Girls On Film: Glenn Close Returns in Sunset Boulevard

Photo by Joan Marcus

by Tony Phillips

Any realtor worth his salt knows the bigger the house, the more staging required. It’s why one sees celebrity realtors on television spending hundreds of thousands of dollars furnishing big, empty piles to jazz them up for potential buyers. How Sunset Boulevard set designer James Noone forgot this golden rule and got over with his minimal, industrial erector set of a manse that sits on the titular boulevard baffles. But at the performance I attended, the production’s luminous Glenn Close as Norma Desmond tripped ever so slightly during her grand staircase entrance.

Photo by Joan Marcus

When your star is stumbling around like Mr. Magoo on a construction site, it’s perhaps time to rethink and restore silent film star and batty recluse Norma Desmond’s tumble-down Versailles to some John Napier’s original grandeur. Not to mention the black and white, gothic glory of “10086 Sunset Boulevard” in Billy Wilder’s original 1950 film that tracked the delusional “return” of a once legendary star aided by her ad-hoc, pool-boy lothario, Joe Gillis, played here in all his baby-oiled glory by Michael Xavier.

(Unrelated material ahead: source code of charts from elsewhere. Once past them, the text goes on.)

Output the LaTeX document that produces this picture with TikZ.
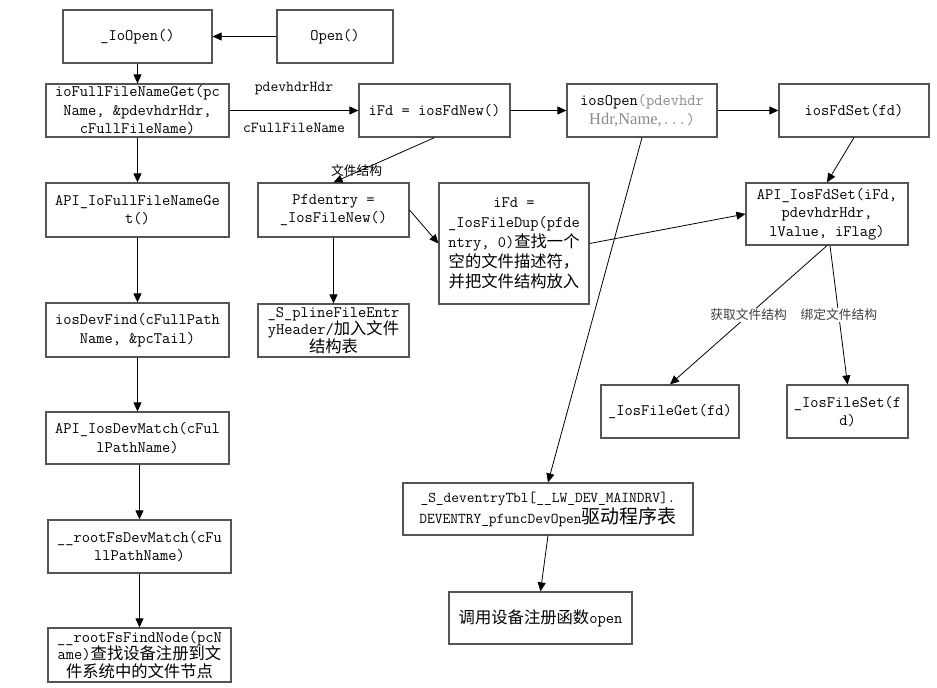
\documentclass[tikz,border=0pt]{standalone}
\usepackage{fontspec}
\setmainfont{Liberation Serif}
\newfontfamily\zhfont{Noto Sans CJK SC}[Scale=1.02]
\usetikzlibrary{arrows.meta}
\definecolor{boxline}{HTML}{555555}
\definecolor{fadetext}{HTML}{8A8A8A}
\definecolor{labeltext}{HTML}{404040}
\newcommand{\zh}[1]{{\zhfont #1}}
\tikzset{
    fnbox/.style={draw=boxline, line width=1.2pt, inner sep=0pt, align=center,
        font=\ttfamily\fontsize{16}{18.5}\selectfont},
    flow/.style={draw=black, line width=0.8pt, -{Triangle[length=9pt, width=8pt]}},
    monolabel/.style={font=\ttfamily\fontsize{15.2}{17}\selectfont, inner sep=0pt},
    zhlabel/.style={font=\fontsize{12.5}{14}\selectfont, inner sep=1pt}
}
\begin{document}
\begin{tikzpicture}[x=1pt, y=-1pt]
    \useasboundingbox (0,0) rectangle (937,688);
    \node[fnbox, minimum width=149, minimum height=53] (ioopen) at (137.5,36.5) {\_IoOpen()};
    \node[fnbox, minimum width=116, minimum height=53] (open) at (335,36.5) {Open()};
    \node[fnbox, minimum width=183, minimum height=53] (fullget) at (137.5,110.5)
        {ioFullFileNameGet(pc\\Name, \&pdevhdrHdr,\\cFullFileName)};
    \node[fnbox, minimum width=151, minimum height=53] (fdnew) at (434.5,110.5) {iFd = iosFdNew()};
    \node[fnbox, minimum width=150, minimum height=53] (iosopen) at (642,110.5)
        {iosOpen{\color{fadetext}(pdevhdr}\\{\color{fadetext}{\rmfamily\fontsize{16.5}{18.5}\selectfont Hdr,Name,}...)}};
    \node[fnbox, minimum width=150, minimum height=53] (fdset) at (854,110.5) {iosFdSet(fd)};
    \node[fnbox, minimum width=162, minimum height=62] (apifdset) at (827,214)
        {API\_IosFdSet(iFd,\\pdevhdrHdr,\\lValue, iFlag)};
    \node[fnbox, minimum width=183, minimum height=54] (apifull) at (137.5,210) {API\_IoFullFileNameGe\\t()};
    \node[fnbox, minimum width=183, minimum height=54] (devfind) at (137.5,330)
        {iosDevFind(cFullPath\\Name, \&pcTail)};
    \node[fnbox, minimum width=183, minimum height=52] (devmatch) at (137.5,438)
        {API\_IosDevMatch(cFul\\lPathName)};
    \node[fnbox, minimum width=183, minimum height=53] (rootmatch) at (139.5,546.5)
        {\_\_rootFsDevMatch(cFu\\llPathName)};
    \node[fnbox, minimum width=183, minimum height=54, font=\ttfamily\fontsize{16}{17.5}\selectfont] (findnode) at (139.5,655)
        {\_\_rootFsFindNode(pcN\\ame)\zh{查找设备注册到文}\\\zh{件系统中的文件节点}};
    \node[fnbox, minimum width=151, minimum height=54] (filenew) at (333.5,210) {Pfdentry =\\\_IosFileNew()};
    \node[fnbox, minimum width=151, minimum height=53, font=\ttfamily\fontsize{16}{17.5}\selectfont] (pline) at (333.5,330.5)
        {\_S\_plineFileEntr\\yHeader/\zh{加入文件}\\\zh{结构表}};
    \node[fnbox, minimum width=150, minimum height=121, font=\ttfamily\fontsize{16}{20}\selectfont] (filedup) at (514,243.5)
        {iFd =\\\_IosFileDup(pfde\\ntry, 0)\zh{查找一个}\\\zh{空的文件描述符，}\\\zh{并把文件结构放入}};
    \node[fnbox, minimum width=138, minimum height=53] (fileget) at (670,411.5) {\_IosFileGet(fd)};
    \node[fnbox, minimum width=121, minimum height=53] (fileset) at (847.5,411.5) {\_IosFileSet(f\\d)};
    \node[fnbox, minimum width=290, minimum height=52, font=\ttfamily\fontsize{15}{21}\selectfont] (devtbl) at (548,509)
        {\_S\_deventryTbl[\_\_LW\_DEV\_MAINDRV].\\DEVENTRY\_pfuncDevOpen{\fontsize{18.6}{21}\selectfont\zh{驱动程序表}}};
    \node[fnbox, minimum width=183, minimum height=52] (callopen) at (540.5,618) {\zh{调用设备注册函数}open};

    \draw[flow] (open) -- (ioopen);
    \foreach \a/\b in {ioopen/fullget, fullget/apifull, apifull/devfind, devfind/devmatch,
        devmatch/rootmatch, rootmatch/findnode, filenew/pline}
        \draw[flow] (\a.south -| \b) -- (\b.north);
    \draw[flow] (fullget) -- (fdnew)
        node[monolabel, midway, yshift=21.5pt] {pdevhdrHdr}
        node[monolabel, midway, yshift=-17.5pt] {cFullFileName};
    \draw[flow] (fdnew) -- (iosopen);
    \draw[flow] (iosopen) -- (fdset);
    \draw[flow] (fdnew.south) -- (filenew.north)
        node[zhlabel, pos=0.76, xshift=-1pt, yshift=1pt] {\zh{文件结构}};
    \draw[flow] (filenew.east) -- (filedup.west);
    \draw[flow] (filedup.east) -- (apifdset.west);
    \draw[flow] (fdset.south) -- (apifdset.north);
    \draw[flow] (iosopen.south) -- (devtbl.north);
    \draw[flow] (devtbl.south) -- (callopen.north);
    \draw[flow] (apifdset.south) -- (fileget.north)
        node[zhlabel, midway, fill=white, text=labeltext] {\zh{获取文件结构}};
    \draw[flow] ([xshift=3pt]apifdset.south) -- (fileset.north)
        node[zhlabel, midway, fill=white, text=labeltext] {\zh{绑定文件结构}};
\end{tikzpicture}
\end{document}
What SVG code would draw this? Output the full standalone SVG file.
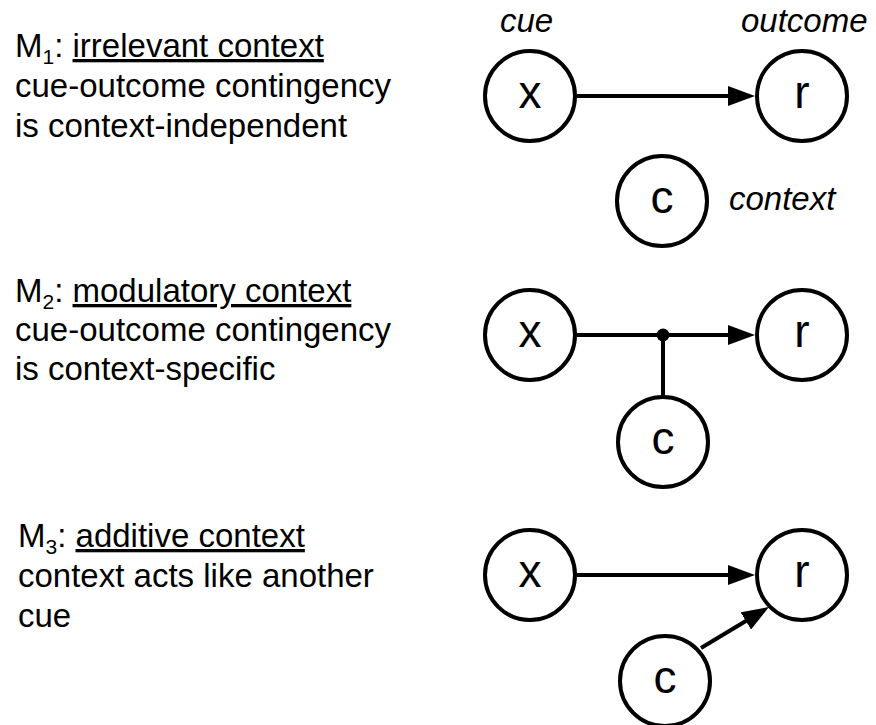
<svg xmlns="http://www.w3.org/2000/svg" width="876" height="725" viewBox="0 0 876 725">
<style>
.t{font-family:"Liberation Sans",Arial,sans-serif;font-size:33px;fill:#000}
.i{font-family:"Liberation Sans",Arial,sans-serif;font-size:33px;font-style:italic;fill:#000}
.n circle{fill:#fff;stroke:#000;stroke-width:4}
.n text{font-family:"Liberation Sans",Arial,sans-serif;font-size:46px;text-anchor:middle;fill:#000}
.e{stroke:#000;stroke-width:4;fill:none}
.u{text-decoration:underline}
.s{font-size:21px}
</style>
<defs>
<marker id="ah" markerUnits="userSpaceOnUse" markerWidth="27" markerHeight="20" refX="17" refY="10" orient="auto">
<path d="M0,0 L27,10 L0,20 z" fill="#000"/>
</marker>
</defs>
<rect width="876" height="725" fill="#fff"/>
<g id="labels">
<text class="t" x="15" y="57">M<tspan class="s" dy="7">1</tspan><tspan dy="-7">: </tspan><tspan class="u">irrelevant context</tspan></text>
<text class="t" x="15" y="97">cue-outcome contingency</text>
<text class="t" x="15" y="137">is context-independent</text>
<text class="t" x="15" y="302">M<tspan class="s" dy="7">2</tspan><tspan dy="-7">: </tspan><tspan class="u">modulatory context</tspan></text>
<text class="t" x="15" y="341">cue-outcome contingency</text>
<text class="t" x="15" y="380">is context-specific</text>
<text class="t" x="18" y="547">M<tspan class="s" dy="7">3</tspan><tspan dy="-7">: </tspan><tspan class="u">additive context</tspan></text>
<text class="t" x="18" y="587">context acts like another</text>
<text class="t" x="18" y="627">cue</text>
<text class="i" x="500" y="32">cue</text>
<text class="i" x="741" y="32">outcome</text>
<text class="i" x="729" y="210">context</text>
</g>
<g id="connectors">
<line class="e" x1="577" y1="96" x2="745" y2="96" marker-end="url(#ah)"/>
<line class="e" x1="577" y1="335" x2="745" y2="335" marker-end="url(#ah)"/>
<line class="e" x1="663" y1="335" x2="663" y2="396"/>
<circle cx="663" cy="335" r="6.5" fill="#000"/>
<line class="e" x1="577" y1="575" x2="745" y2="575" marker-end="url(#ah)"/>
<line class="e" x1="701" y1="648" x2="760.4" y2="612.2" marker-end="url(#ah)"/>
</g>
<g id="m1-x" class="n"><circle cx="530" cy="96" r="45"/><text x="530" y="108">x</text></g>
<g id="m1-r" class="n"><circle cx="802" cy="96" r="45"/><text x="802" y="108">r</text></g>
<g id="m1-c" class="n"><circle cx="662" cy="201" r="45"/><text x="662" y="213">c</text></g>
<g id="m2-x" class="n"><circle cx="530" cy="335" r="45"/><text x="530" y="347">x</text></g>
<g id="m2-r" class="n"><circle cx="802" cy="335" r="45"/><text x="802" y="347">r</text></g>
<g id="m2-c" class="n"><circle cx="663" cy="442" r="45"/><text x="663" y="454">c</text></g>
<g id="m3-x" class="n"><circle cx="530" cy="575" r="45"/><text x="530" y="587">x</text></g>
<g id="m3-r" class="n"><circle cx="802" cy="575" r="45"/><text x="802" y="587">r</text></g>
<g id="m3-c" class="n"><circle cx="665" cy="681" r="45"/><text x="665" y="693">c</text></g>
</svg>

One of the most brilliant things about Wilder’s original script is it begins with Desmond standing her ground and shooting Gillis, who tumbles into her pool, only to circle back to the murder at the end when it all seems fresh again. Andrew Lloyd Webber’s musical version [lyrics by bookwriter Don Black and Christopher Hampton] begins on the same note, but younger viewers of this minimal staged production could mistake the opening of Xavier suspended above the stage on flywires only to be jerked into the rafters as Broadway’s latest Marvel Comics entertainment and not the indelible story of a star who is “big, it’s the pictures that got small.”

But enough burying the lead. That is, essentially, what Sunset Boulevard is all about, with its star buried under gossamer, Chinoiserie silks and dust, but the turbaned hat trick here is Close reprising her Tony-winning turn from over two decades ago. And it is the season’s not-to-be-missed star turn. Before she belts “As If We Never Said Goodbye”—her Act I “With One Look” is the show’s only other signature number—upon her return to the Paramount lot where she tries to foist her whale of a script for Salome—the tween temptress played by herself, natch—onto Cecil B. DeMille, she bonds with a spot operator from her glory days. She hits her mark, he hits her with a rosy pink and she simply dazzles all the way to the last balcony with only the blank, alabaster canvas of her face. The following number receives a rousing ovation that threatens to stop the show, but it feels like applause for the look that preceded the singing.

And that’s perhaps Close all over. The acting is better than the voice, but the voice is still top-notch. The material hasn’t aged well since its original production, let alone the 1950s classic, but Close has. In our post-cougar economy, Norma and her pool-boy, script doc would probably wind up on a Real Housewives franchise. Oh, she killed him? Even better. So that the struggle to comeback—“I hate that word,” Desmond chides, “it’s a return!”–is predicated on a much earlier time when women had sell-by dates. Gloria Swanson was only fifty when she indelibly portrayed Desmond’s fading star, but here, twenty years her senior, a red-wigged Close comes off like a gussied up, glamorous Sandra Bernhard even when she’s supposed to have hit the depths of her Act II crazy. Still, if the primary problem with this production is the house, Close takes care of that neatly by bringing it down every night.